### MATERIAL FOR THE TASK

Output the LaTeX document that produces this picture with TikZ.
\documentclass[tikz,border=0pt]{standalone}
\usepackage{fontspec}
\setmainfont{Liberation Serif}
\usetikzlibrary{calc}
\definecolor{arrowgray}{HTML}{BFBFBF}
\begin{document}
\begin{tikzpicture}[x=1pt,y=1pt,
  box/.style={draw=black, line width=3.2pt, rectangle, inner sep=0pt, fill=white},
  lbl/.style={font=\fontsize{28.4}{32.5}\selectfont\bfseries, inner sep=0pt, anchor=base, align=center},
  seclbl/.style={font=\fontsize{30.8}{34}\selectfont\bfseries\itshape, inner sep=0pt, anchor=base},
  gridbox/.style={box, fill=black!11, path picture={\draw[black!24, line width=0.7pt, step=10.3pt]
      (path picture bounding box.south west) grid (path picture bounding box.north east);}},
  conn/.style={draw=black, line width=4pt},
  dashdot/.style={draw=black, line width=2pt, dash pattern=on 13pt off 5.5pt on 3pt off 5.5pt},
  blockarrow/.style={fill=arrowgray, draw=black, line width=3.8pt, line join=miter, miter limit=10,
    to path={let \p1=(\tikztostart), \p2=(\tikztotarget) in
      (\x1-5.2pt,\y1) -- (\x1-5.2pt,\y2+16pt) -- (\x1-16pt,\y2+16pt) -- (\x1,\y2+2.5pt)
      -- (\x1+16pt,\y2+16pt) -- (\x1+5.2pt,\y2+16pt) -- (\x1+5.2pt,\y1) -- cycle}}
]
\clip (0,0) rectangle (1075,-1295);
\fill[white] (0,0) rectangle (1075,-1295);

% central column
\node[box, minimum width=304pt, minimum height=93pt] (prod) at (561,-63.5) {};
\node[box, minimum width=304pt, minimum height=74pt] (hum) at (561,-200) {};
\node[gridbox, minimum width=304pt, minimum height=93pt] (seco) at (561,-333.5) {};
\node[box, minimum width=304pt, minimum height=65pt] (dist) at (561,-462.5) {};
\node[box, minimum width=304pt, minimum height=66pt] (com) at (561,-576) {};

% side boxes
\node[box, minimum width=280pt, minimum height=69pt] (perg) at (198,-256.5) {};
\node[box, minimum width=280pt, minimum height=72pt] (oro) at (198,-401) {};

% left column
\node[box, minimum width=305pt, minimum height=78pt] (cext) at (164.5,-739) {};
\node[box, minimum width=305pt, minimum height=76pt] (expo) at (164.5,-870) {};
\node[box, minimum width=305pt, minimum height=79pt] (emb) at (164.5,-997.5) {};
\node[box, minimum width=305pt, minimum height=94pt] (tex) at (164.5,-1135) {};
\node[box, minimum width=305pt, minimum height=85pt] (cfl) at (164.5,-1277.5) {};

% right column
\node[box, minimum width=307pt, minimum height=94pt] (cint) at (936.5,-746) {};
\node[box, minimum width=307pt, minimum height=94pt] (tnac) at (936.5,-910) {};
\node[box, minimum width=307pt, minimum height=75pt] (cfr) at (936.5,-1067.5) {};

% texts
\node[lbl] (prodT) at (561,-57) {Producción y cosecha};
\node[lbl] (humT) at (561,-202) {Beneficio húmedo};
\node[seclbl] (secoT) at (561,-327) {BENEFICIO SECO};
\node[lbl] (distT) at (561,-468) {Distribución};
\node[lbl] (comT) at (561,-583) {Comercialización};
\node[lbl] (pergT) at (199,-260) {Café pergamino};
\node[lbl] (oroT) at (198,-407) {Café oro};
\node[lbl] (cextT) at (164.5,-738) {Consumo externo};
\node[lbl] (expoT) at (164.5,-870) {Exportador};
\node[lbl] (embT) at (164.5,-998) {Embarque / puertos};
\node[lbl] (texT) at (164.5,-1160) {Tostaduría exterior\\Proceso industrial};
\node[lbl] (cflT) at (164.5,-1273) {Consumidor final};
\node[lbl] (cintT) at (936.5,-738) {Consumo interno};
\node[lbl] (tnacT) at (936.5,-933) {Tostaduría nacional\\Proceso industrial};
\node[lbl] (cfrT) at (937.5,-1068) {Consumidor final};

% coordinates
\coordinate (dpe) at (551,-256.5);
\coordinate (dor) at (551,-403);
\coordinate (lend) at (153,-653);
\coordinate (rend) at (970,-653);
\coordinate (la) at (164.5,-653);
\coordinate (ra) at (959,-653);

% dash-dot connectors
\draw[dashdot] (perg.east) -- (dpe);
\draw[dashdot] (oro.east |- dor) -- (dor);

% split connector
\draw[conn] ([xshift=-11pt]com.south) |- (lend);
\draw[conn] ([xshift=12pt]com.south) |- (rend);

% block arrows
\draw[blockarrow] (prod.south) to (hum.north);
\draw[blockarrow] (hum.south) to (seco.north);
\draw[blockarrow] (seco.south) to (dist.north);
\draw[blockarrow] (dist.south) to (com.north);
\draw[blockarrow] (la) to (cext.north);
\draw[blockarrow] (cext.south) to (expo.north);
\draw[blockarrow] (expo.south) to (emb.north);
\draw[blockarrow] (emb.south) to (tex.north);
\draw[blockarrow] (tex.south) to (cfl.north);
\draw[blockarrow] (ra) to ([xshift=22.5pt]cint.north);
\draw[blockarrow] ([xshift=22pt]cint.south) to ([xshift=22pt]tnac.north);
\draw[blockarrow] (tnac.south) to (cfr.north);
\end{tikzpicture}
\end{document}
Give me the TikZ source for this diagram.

### THE TASK
How many lines in the records hold the string "this"? Reply with the number alone.

### TASK OUTPUT
2